I read this article in Scientific American about a girl with musicophobia: she had seizures in response to music.  And not just any music – only music she liked.  Music she didn’t like (jazz, classical) had no effect.  Partially because music is basically unavoidable in urban life (stores, ring tones, street musicians, etc) she chose to have brain surgery to remove the part of her brain where the seizures started.  She ended up able to listen to whatever music she liked – but I wonder if her enjoyment had changed?

It got me thinking about what life would be like if you had to avoid music – or at least choose to live without it.  What if  music couldn’t be part of your life?  I’m sure there are plenty of people for whom this wouldn’t be a challenge.  They are either disinterested or passive consumers of music.   For me it would be devastating.  Would something else replace that near euphoric high of that perfect combination of sounds?  What else could really feel so good?  Sometimes I wonder if that’s the feeling people who are athletes or runners talk about.  The release of endorphins or serotonin or dopamine or whatever feel-good neurotransmitter it happens to be that causes that high.  And does every person have that something?  I know I’ve felt it in plenty of different situations – music just happens to be the one that’s easiest to control and replicate.  I can’t make someone fall in love with me, I can’t count on excelling at any specific task.  Music, however, is always there.
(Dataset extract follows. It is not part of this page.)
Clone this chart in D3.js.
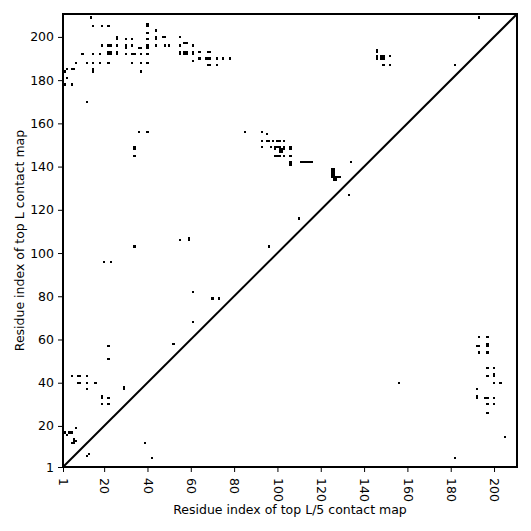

In This is Your Brain on Music, Daniel Levitin discusses how music stimulates the entire brain diffusely, while most processing tasks are focused in one specific region of the brain.  I’m still working my way through the book, but this concept makes sense to me.  Music really does, more than anything else, seem to work it’s way through the entire mind; I’ve used the phrase “bathing every neuron” before.  Even better, sometimes it works its way down to your heart.  It’s a reliable high.

Today’s high courtesy of Coldplay’s “Strawberry Swing.”